#### [What is being asked]
Retype, word for word, the lines between the ones holding "Write the React, TypeScript" and "Serif, Tinos, Times", inclusive; pictures stay out of the copy.

— START OF Given entries —

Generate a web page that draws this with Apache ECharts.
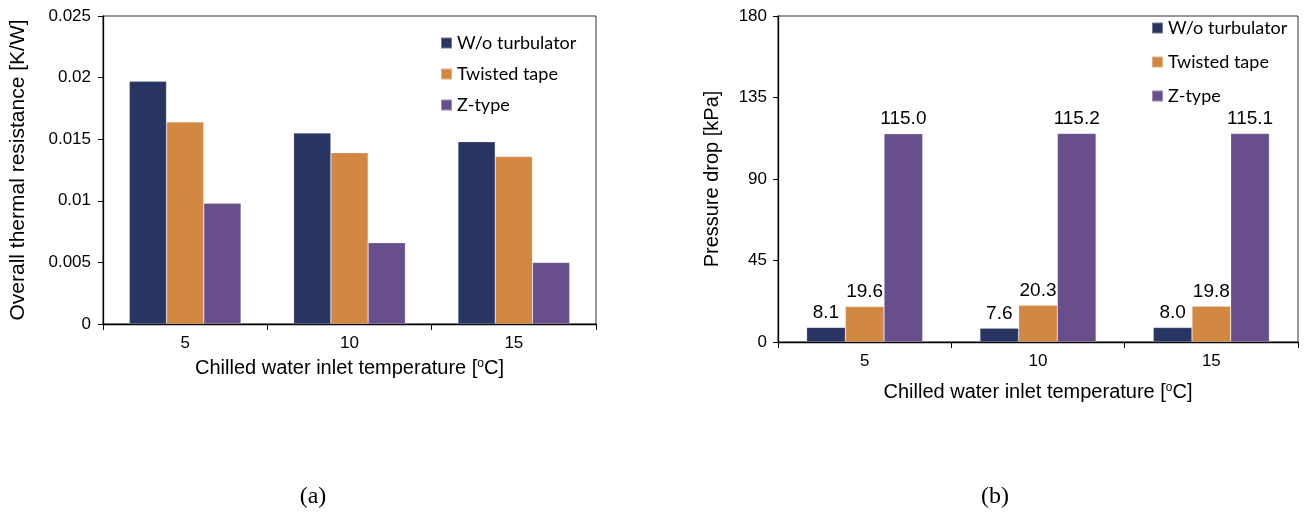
<!DOCTYPE html>
<html>
<head>
<meta charset="utf-8">
<script src="https://cdn.jsdelivr.net/npm/echarts@6/dist/echarts.min.js"></script>
<style>html,body{margin:0;padding:0;background:#fff;}#c{width:1306px;height:516px;}</style>
</head>
<body>
<div id="c"></div>
<script>
const categories = ['5', '10', '15'];
const seriesNames = ['W/o turbulator', 'Twisted tape', 'Z-type'];
const colors = ['#283562', '#D38841', '#684F8C'];
// (a) overall thermal resistance [K/W]
const resWo = [0.0197, 0.0155, 0.0148];
const resTwisted = [0.0164, 0.0139, 0.0136];
const resZ = [0.0098, 0.0066, 0.0050];
// (b) pressure drop [kPa]
const dpWo = [8.1, 7.6, 8.0];
const dpTwisted = [19.6, 20.3, 19.8];
const dpZ = [115.0, 115.2, 115.1];
const panelLabels = ['(a)', '(b)'];

const chart = echarts.init(document.getElementById('c'));
const font = 'Liberation Sans';
const supRich = { sup: { fontSize: 12, fontFamily: font, color: '#000', padding: [0, 0, 9, 0] } };
function xAxis(gi, nameGap) {
  return {
    type: 'category', gridIndex: gi, data: categories,
    axisLine: { lineStyle: { color: '#000', width: 1.3 } },
    axisTick: { show: true, length: 6, lineStyle: { color: '#000' } },
    axisLabel: { color: '#000', fontSize: 17, fontFamily: font, margin: 11 },
    name: 'Chilled water inlet temperature [{sup|o}C]', nameLocation: 'middle', nameGap: nameGap,
    nameTextStyle: { color: '#000', fontSize: 20, fontFamily: font, rich: supRich }
  };
}
function yAxis(gi, max, interval, name, nameGap, fs, nfs, margin) {
  return {
    type: 'value', gridIndex: gi, min: 0, max: max, interval: interval,
    axisLine: { show: true, lineStyle: { color: '#000', width: 1.3 } },
    axisTick: { show: true, length: 5, lineStyle: { color: '#000' } },
    splitLine: { show: false },
    axisLabel: { color: '#000', fontSize: fs, fontFamily: font, margin: margin },
    name: name, nameLocation: 'middle', nameGap: nameGap,
    nameTextStyle: { color: '#000', fontSize: nfs, fontFamily: font }
  };
}
function bar(name, data, gi, color, gap, labels) {
  const s = {
    name: name, type: 'bar', xAxisIndex: gi, yAxisIndex: gi, data: data,
    barGap: '0%', barCategoryGap: gap,
    itemStyle: { color: color, borderColor: 'rgba(255,255,255,0.35)', borderWidth: 0.6 }
  };
  if (labels) {
    s.label = { show: true, position: 'top', distance: 5, color: '#000', fontSize: 19, fontFamily: font,
      formatter: p => p.value.toFixed(1) };
  }
  return s;
}
const legendBase = {
  orient: 'vertical', icon: 'rect', itemWidth: 11, itemHeight: 11,
  data: seriesNames,
  textStyle: { color: '#000', fontSize: 18, fontFamily: 'Lato' }
};
chart.setOption({
  backgroundColor: '#fff',
  animation: false,
  color: colors,
  title: [
    { text: panelLabels[0], left: 308, top: 480, textAlign: 'center', textStyle: { fontFamily: 'Liberation Serif', fontSize: 24, fontWeight: 'normal', color: '#000' } },
    { text: panelLabels[1], left: 990, top: 480, textAlign: 'center', textStyle: { fontFamily: 'Liberation Serif', fontSize: 24, fontWeight: 'normal', color: '#000' } }
  ],
  grid: [
    { left: 103, top: 16, width: 493, height: 308, show: true, borderColor: '#333', borderWidth: 1, backgroundColor: 'transparent' },
    { left: 778, top: 16, width: 520, height: 326, show: true, borderColor: '#333', borderWidth: 1, backgroundColor: 'transparent' }
  ],
  legend: [
    Object.assign({}, legendBase, { left: 435, top: 29, itemGap: 13 }),
    Object.assign({}, legendBase, { left: 1146, top: 14, itemGap: 16 })
  ],
  xAxis: [xAxis(0, 34), xAxis(1, 40)],
  yAxis: [
    yAxis(0, 0.025, 0.005, 'Overall thermal resistance [K/W]', 74, 17, 21, 12),
    yAxis(1, 180, 45, 'Pressure drop [kPa]', 56, 17, 20, 11)
  ],
  series: [
    bar(seriesNames[0], resWo, 0, colors[0], '32%', false),
    bar(seriesNames[1], resTwisted, 0, colors[1], '32%', false),
    bar(seriesNames[2], resZ, 0, colors[2], '32%', false),
    bar(seriesNames[0], dpWo, 1, colors[0], '33%', true),
    bar(seriesNames[1], dpTwisted, 1, colors[1], '33%', true),
    bar(seriesNames[2], dpZ, 1, colors[2], '33%', true)
  ]
});
</script>
</body>
</html>
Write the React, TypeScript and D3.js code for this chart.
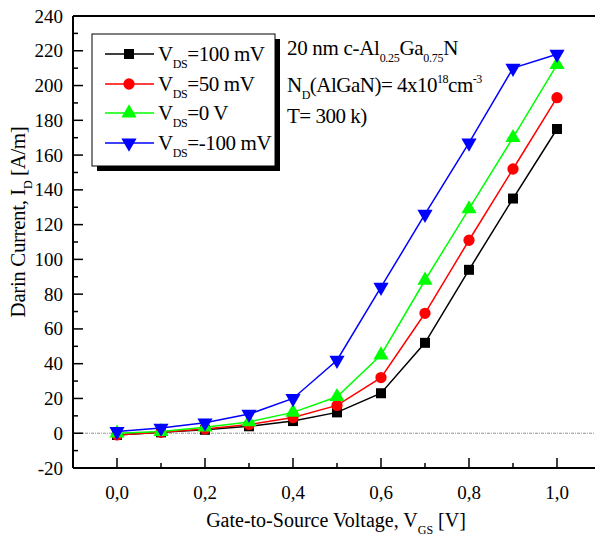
import React, { useEffect, useRef } from "react";
import * as d3 from "d3";

// gate voltages and drain currents
const vgs = [0, 0.1, 0.2, 0.3, 0.4, 0.5, 0.6, 0.7, 0.8, 0.9, 1.0];
const id100 = [-1, 0.5, 2, 4, 7, 12, 23, 52, 94, 135, 175];
const id50 = [-1, 0.5, 2.5, 5, 9, 16, 32, 69, 111, 152, 193];
const id0 = [0, 1, 3.5, 6.5, 12, 21, 45, 88, 129, 170, 212];
const idm100 = [1, 3, 6, 11, 20, 42, 84, 126, 167, 210, 218];

const seriesNames = ["=100 mV", "=50 mV", "=0 V", "=-100 mV"];
const seriesColors = ["#000000", "#ff0000", "#00ff00", "#0000ff"];
const seriesSymbols = ["square", "circle", "up", "down"];
const seriesValues = [id100, id50, id0, idm100];

const xTicks = [0, 0.2, 0.4, 0.6, 0.8, 1.0];
const yTicks = [-20, 0, 20, 40, 60, 80, 100, 120, 140, 160, 180, 200, 220, 240];

const font = "Liberation Serif, Tinos, Times New Roman, DejaVu Serif, serif";

function App() {
  const ref = useRef<SVGSVGElement>(null);

  useEffect(() => {
    const svg = d3.select(ref.current);
    svg.selectAll("*").remove();

    const x = d3.scaleLinear().domain([-0.1, 1.1]).range([73, 601]);
    const y = d3.scaleLinear().domain([-20, 240]).range([468, 16]);

    const g = svg.append("g");

    // zero reference line
    g.append("line")
      .attr("x1", x(-0.1)).attr("x2", x(1.1))
      .attr("y1", y(0)).attr("y2", y(0))
      .attr("stroke", "#777").attr("stroke-width", 0.8)
      .attr("stroke-dasharray", "3,1,1,1");

    // frame: bottom, left, top
    g.append("line").attr("x1", x(-0.1)).attr("x2", x(1.1))
      .attr("y1", y(-20)).attr("y2", y(-20)).attr("stroke", "#000").attr("stroke-width", 2);
    g.append("line").attr("x1", x(-0.1)).attr("x2", x(-0.1))
      .attr("y1", y(-20)).attr("y2", y(240)).attr("stroke", "#000").attr("stroke-width", 2);
    g.append("line").attr("x1", x(-0.1)).attr("x2", x(1.1))
      .attr("y1", y(240)).attr("y2", y(240)).attr("stroke", "#000").attr("stroke-width", 2);

    // x ticks (inward)
    const xMinor = d3.range(-1, 12).map(i => i / 10);
    g.selectAll(".xt").data(xMinor).join("line")
      .attr("x1", d => x(d)).attr("x2", d => x(d))
      .attr("y1", y(-20))
      .attr("y2", d => y(-20) - (Math.round(d * 10) % 2 === 0 ? 10 : 5))
      .attr("stroke", "#000").attr("stroke-width", 1.5);
    g.selectAll(".xl").data(xTicks).join("text")
      .attr("x", d => x(d)).attr("y", 499)
      .attr("text-anchor", "middle")
      .style("font-family", font).attr("font-size", 19)
      .text(d => d3.format(".1f")(d).replace(".", ","));

    // y ticks (inward)
    const yMinor = d3.range(-20, 241, 10);
    g.selectAll(".yt").data(yMinor).join("line")
      .attr("x1", x(-0.1))
      .attr("x2", d => x(-0.1) + (d % 20 === 0 ? 10 : 5))
      .attr("y1", d => y(d)).attr("y2", d => y(d))
      .attr("stroke", "#000").attr("stroke-width", 1.5);
    g.selectAll(".yl").data(yTicks).join("text")
      .attr("x", 63).attr("y", d => y(d) + 6.5)
      .attr("text-anchor", "end")
      .style("font-family", font).attr("font-size", 19)
      .text(d => String(d));

    const symbolPath = (s: string, size: number) => {
      if (s === "square") return d3.symbol(d3.symbolSquare, size)();
      if (s === "circle") return d3.symbol(d3.symbolCircle, size)();
      return d3.symbol(d3.symbolTriangle, size)();
    };

    const line = d3.line<number>().x((_, i) => x(vgs[i])).y(d => y(d));

    seriesValues.forEach((vals, k) => {
      g.append("path").datum(vals)
        .attr("d", line)
        .attr("fill", "none")
        .attr("stroke", seriesColors[k]).attr("stroke-width", 1.5);
      g.selectAll(".m" + k).data(vals).join("path")
        .attr("d", symbolPath(seriesSymbols[k], 100))
        .attr("transform", (d, i) =>
          `translate(${x(vgs[i])},${y(d)})` + (seriesSymbols[k] === "down" ? " rotate(180)" : ""))
        .attr("fill", seriesColors[k]);
    });

    // legend
    const lg = svg.append("g");
    lg.append("rect").attr("x", 97).attr("y", 39).attr("width", 183).attr("height", 132).attr("fill", "#000");
    lg.append("rect").attr("x", 92).attr("y", 34).attr("width", 183).attr("height", 132)
      .attr("fill", "#fff").attr("stroke", "#000").attr("stroke-width", 1);
    const rowY = [54, 84, 113, 143];
    seriesNames.forEach((name, k) => {
      lg.append("line").attr("x1", 105).attr("x2", 154)
        .attr("y1", rowY[k]).attr("y2", rowY[k])
        .attr("stroke", seriesColors[k]).attr("stroke-width", 1.5);
      lg.append("path")
        .attr("d", symbolPath(seriesSymbols[k], 100))
        .attr("transform", `translate(129,${rowY[k]})` + (seriesSymbols[k] === "down" ? " rotate(180)" : ""))
        .attr("fill", seriesColors[k]);
      const t = lg.append("text").attr("x", 158).attr("y", rowY[k] + 7)
        .style("font-family", font).attr("font-size", 21).attr("letter-spacing", -0.4);
      t.append("tspan").text("V");
      t.append("tspan").attr("font-size", 12).attr("dy", 7).text("DS");
      t.append("tspan").attr("dy", -7).text(name);
    });

    // annotation
    const ann = svg.append("g").style("font-family", font).attr("font-size", 21);
    const a1 = ann.append("text").attr("x", 287).attr("y", 55).attr("letter-spacing", -0.3);
    a1.append("tspan").text("20 nm c-Al");
    a1.append("tspan").attr("font-size", 12).attr("dy", 7).text("0.25");
    a1.append("tspan").attr("dy", -7).text("Ga");
    a1.append("tspan").attr("font-size", 12).attr("dy", 7).text("0.75");
    a1.append("tspan").attr("dy", -7).text("N");
    const a2 = ann.append("text").attr("x", 287).attr("y", 92).attr("letter-spacing", -0.5);
    a2.append("tspan").text("N");
    a2.append("tspan").attr("font-size", 12).attr("dy", 7).text("D");
    a2.append("tspan").attr("dy", -7).text("(AlGaN)= 4x10");
    a2.append("tspan").attr("font-size", 12).attr("dy", -9).text("18");
    a2.append("tspan").attr("dy", 9).text("cm");
    a2.append("tspan").attr("font-size", 12).attr("dy", -9).text("-3");
    ann.append("text").attr("x", 287).attr("y", 123).attr("letter-spacing", -0.5).text("T= 300 k)");

    // axis titles
    const xt = svg.append("text").attr("x", 336).attr("y", 527)
      .attr("text-anchor", "middle").style("font-family", font).attr("font-size", 20);
    xt.append("tspan").text("Gate-to-Source Voltage, V");
    xt.append("tspan").attr("font-size", 12).attr("dy", 7).text("GS");
    xt.append("tspan").attr("dy", -7).text(" [V]");

    const yt = svg.append("text")
      .attr("transform", "translate(25,222) rotate(-90)")
      .attr("text-anchor", "middle").style("font-family", font).attr("font-size", 21)
      .attr("letter-spacing", -0.4);
    yt.append("tspan").text("Darin Current, I");
    yt.append("tspan").attr("font-size", 12).attr("dy", 7).text("D");
    yt.append("tspan").attr("dy", -7).text(" [A/m]");
  }, []);

  return (
    <svg ref={ref} width={595} height={539}
      style={{ position: "absolute", left: 0, top: 0, background: "#fff" }} />
  );
}

export default App;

— END OF Given entries —

#### [Solution to the problem]
Write the React, TypeScript and D3.js code for this chart.
import React, { useEffect, useRef } from "react";
import * as d3 from "d3";

// gate voltages and drain currents
const vgs = [0, 0.1, 0.2, 0.3, 0.4, 0.5, 0.6, 0.7, 0.8, 0.9, 1.0];
const id100 = [-1, 0.5, 2, 4, 7, 12, 23, 52, 94, 135, 175];
const id50 = [-1, 0.5, 2.5, 5, 9, 16, 32, 69, 111, 152, 193];
const id0 = [0, 1, 3.5, 6.5, 12, 21, 45, 88, 129, 170, 212];
const idm100 = [1, 3, 6, 11, 20, 42, 84, 126, 167, 210, 218];

const seriesNames = ["=100 mV", "=50 mV", "=0 V", "=-100 mV"];
const seriesColors = ["#000000", "#ff0000", "#00ff00", "#0000ff"];
const seriesSymbols = ["square", "circle", "up", "down"];
const seriesValues = [id100, id50, id0, idm100];

const xTicks = [0, 0.2, 0.4, 0.6, 0.8, 1.0];
const yTicks = [-20, 0, 20, 40, 60, 80, 100, 120, 140, 160, 180, 200, 220, 240];

const font = "Liberation Serif, Tinos, Times New Roman, DejaVu Serif, serif";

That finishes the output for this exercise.